The brand manager, however, becomes an expert in the brand. They understand it so thoroughly, as if it was a family member. To make that happen, they should do extensive user testing to know where to place focus. In essence, they work as an agent and advocate of the brand, rather than focusing entirely on the sales process.
There is some overlap in the ultimate goals of both marketing and branding. Both aim for the company to grow. Yet their more immediate goals are different. Marketing has the goal of driving sales. Through SEO, advertising, and content marketing, it chases the sale using specific strategies and tactics.
Branding works on the goal of building recognition of the brand, positive sentiment surrounding the brand, and customer loyalty. While it impacts the sales, it doesn’t drive them. A good way to think of it is like a marathon versus a sprint.
While both branding and marketing have similar overarching goals, the pathways to achieve those goals are different for each. Take brand strategy, for instance. One of the first things a business does is develop a brand expression. This will set the foundation and lay the building blocks for what your brand represents, who they want to service, and the brand messaging. This will shape the perception of the brand. Branding seeks a relationship, rather than just a transaction.
The marketing strategy is the plan for promoting or activating the brand in the mind of the consumer on the back of the brand strategy. That brand strategy gives the tools for building a marketing strategy. These are the front lines of the brand. The goal: a transaction.
Interaction With Customers
One of the biggest differences between marketing and branding is the interaction with customers and the ownership. With marketing, you own it. You have easy control and comprehension over things like headlines, art and graphics, and social media posts. This is your story telling to the customer.
Branding is a good name for the area between your marketing efforts and the actions of your customers. A common misconception is that the company or business owner owns the brand. They don’t. In reality, the customers own the brand and dictate what direction it takes. Great branding can only happen when you stop talking and start listening. With branding, the customer tells the story.
Even the order you focus on branding and marketing differentiates the two. You should always focus on branding first. This is your chance to define your brand in a definitive way in the marketplace. You’ll answer questions like who you are, what you want to bring to the marketplace, and what your core values are. This lays the foundation for marketing.

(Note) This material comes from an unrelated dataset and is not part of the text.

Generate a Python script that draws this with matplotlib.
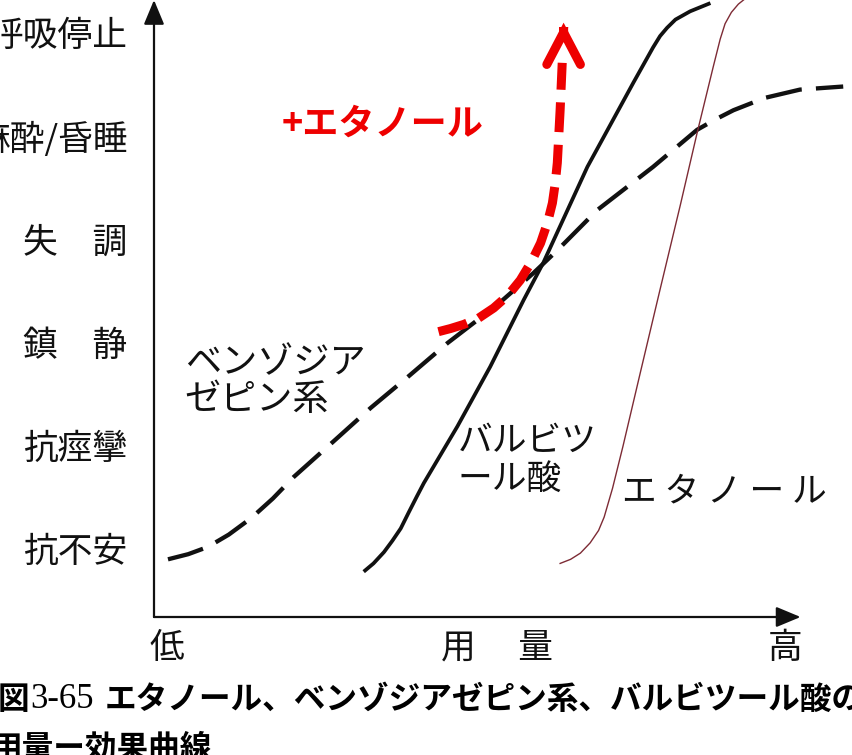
import matplotlib
matplotlib.use('Agg')
import matplotlib.pyplot as plt

plt.rcParams['font.family'] = ['Noto Sans CJK JP', 'DejaVu Sans']

# effect levels (bottom -> top)
effect_labels = ['抗不安', '抗痙攣', '鎮\u3000静', '失\u3000調', '麻酔/昏睡', '呼吸停止']
effect_levels = [0, 1, 2, 3, 4, 5]

# dose axis labels
dose_labels = ['低', '用\u3000 量', '高']
dose_label_pos = [0.19, 4.9, 9.03]

# benzodiazepines (dashed black)
benzo_dose = [0.20, 0.49, 0.77, 1.07, 1.39, 1.70, 2.00, 2.56, 3.10, 3.63,
              4.20, 4.91, 5.43, 5.77, 6.34, 7.14, 7.77, 8.03, 8.29, 8.74,
              9.24, 9.86]
benzo_effect = [-0.11, -0.06, 0.01, 0.13, 0.29, 0.48, 0.69, 1.03, 1.36, 1.66,
                1.99, 2.36, 2.67, 2.89, 3.28, 3.70, 4.06, 4.16, 4.25, 4.37,
                4.45, 4.48]

# barbiturates (solid black)
barb_dose = [3.00, 3.14, 3.29, 3.41, 3.53, 3.64, 3.76, 3.86, 4.34, 4.81,
             5.29, 5.57, 6.20, 6.86, 7.14, 7.24, 7.34, 7.46, 7.67, 7.96]
barb_effect = [-0.23, -0.15, -0.04, 0.07, 0.19, 0.34, 0.50, 0.63, 1.18, 1.76,
               2.41, 2.77, 3.70, 4.52, 4.86, 4.97, 5.05, 5.13, 5.21, 5.29]

# ethanol (thin dark red)
eth_dose = [5.81, 5.96, 6.10, 6.24, 6.36, 6.44, 6.50, 6.56, 6.71, 6.96,
            7.24, 7.53, 7.77, 8.00, 8.10, 8.17, 8.26, 8.36, 8.47]
eth_effect = [-0.15, -0.11, -0.05, 0.05, 0.17, 0.30, 0.44, 0.58, 0.99, 1.71,
              2.51, 3.33, 4.03, 4.67, 4.94, 5.09, 5.20, 5.28, 5.34]

# benzodiazepine + ethanol (red dashed, ends in arrow)
combo_dose = [4.07, 4.24, 4.43, 4.64, 4.86, 5.06, 5.24, 5.40, 5.53, 5.63,
              5.70, 5.74, 5.77, 5.81, 5.84]
combo_effect = [2.10, 2.13, 2.17, 2.23, 2.33, 2.45, 2.60, 2.78, 2.96, 3.16,
                3.35, 3.54, 3.74, 4.25, 4.71]
combo_tip = (5.86, 5.10)

fig = plt.figure(figsize=(8.53, 7.55), dpi=100)
ax = fig.add_axes([154 / 853, 138 / 755, 699 / 853, 617 / 755])
ax.set_xlim(0, 10)
ax.set_ylim(-0.67, 5.32)
for s in ax.spines.values():
    s.set_visible(False)

# axis arrows
ax.annotate('', xy=(0, 1.0), xytext=(0, 0), xycoords='axes fraction',
            arrowprops=dict(arrowstyle='-|>,head_length=0.6,head_width=0.25',
                            mutation_scale=25, lw=1.6, color='#111111',
                            shrinkA=0, shrinkB=0), annotation_clip=False)
ax.annotate('', xy=(0.925, 0), xytext=(0, 0), xycoords='axes fraction',
            arrowprops=dict(arrowstyle='-|>,head_length=0.6,head_width=0.25',
                            mutation_scale=25, lw=1.6, color='#111111',
                            shrinkA=0, shrinkB=0), annotation_clip=False)

ax.set_yticks(effect_levels, labels=effect_labels)
ax.set_xticks(dose_label_pos, labels=dose_labels)
ax.tick_params(axis='y', length=0, pad=19, labelsize=25, labelcolor='#111111')
ax.tick_params(axis='x', length=0, pad=10, labelsize=25, labelcolor='#111111')

# curves
ax.plot(benzo_dose, benzo_effect, color='#111111', lw=3.1, ls=(0, (8.5, 3.3)),
        dash_capstyle='butt', solid_joinstyle='round')
ax.plot(barb_dose, barb_effect, color='#111111', lw=2.7,
        solid_capstyle='butt', solid_joinstyle='round')
ax.plot(eth_dose, eth_effect, color='#7d2b35', lw=1.0)
ax.plot(combo_dose, combo_effect, color='#ee0000', lw=6.5, ls=(0, (3.3, 1.4)),
        dash_capstyle='butt')
ax.annotate('', xy=combo_tip, xytext=(combo_tip[0], combo_tip[1] - 0.05),
            arrowprops=dict(arrowstyle='->,head_length=1.05,head_width=0.55',
                            mutation_scale=22, lw=6.5, color='#ee0000',
                            capstyle='round', joinstyle='miter',
                            shrinkA=0, shrinkB=0))

# in-plot labels
ax.text(0.44, 1.79, 'ベンゾジア', fontsize=26, va='center', ha='left', color='#111111')
ax.text(0.44, 1.44, 'ゼピン系', fontsize=26, va='center', ha='left', color='#111111')
ax.text(4.34, 1.04, 'バルビツ', fontsize=25, va='center', ha='left', color='#111111')
ax.text(4.34, 0.67, 'ール酸', fontsize=25, va='center', ha='left', color='#111111')
ax.text(6.69, 0.54, 'エ タ ノ ー ル', fontsize=25, va='center', ha='left', color='#111111')
ax.text(1.83, 4.11, '+エタノール', fontsize=26, fontweight='bold', va='center',
        ha='left', color='#ee0000')

# caption
fig.text(-2 / 853, 1 - 700 / 755, '図', fontsize=22.8, fontweight='bold', va='center', ha='left')
fig.text(30 / 853, 1 - 700 / 755, '3-65', fontsize=25, family=['Liberation Serif'],
         va='center', ha='left')
fig.text(105 / 853, 1 - 700 / 755, 'エタノール、ベンゾジアゼピン系、バルビツール酸の',
         fontsize=22.8, fontweight='bold', va='center', ha='left')
fig.text(-10 / 853, 1 - 748 / 755, '用量ー効果曲線', fontsize=22.8, fontweight='bold',
         va='center', ha='left')

fig.savefig('out.png', dpi=100)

After you establish your branding, you can work on marketing. Think of branding as drawing a map for someone. Marketing is their decision making that allows them to navigate that map.
Impact On Your Team
The impact on your team is another way that marketing and branding are different. With marketing, the team is responsible for development and implementation. They care about it, but it doesn’t often have a large impact on them outside of driving sales for the company, leading to growth.
Branding, however, can have as much impact on your team as it does on your customers. Your branding is the personality of your company, both in front of customers and behind the scenes. When your team believes in the brand, they’ll become more passionate about their work, leading to them working harder, bringing better ideas, and pushing themselves harder. Branding will ultimately determine the company culture you want to embody.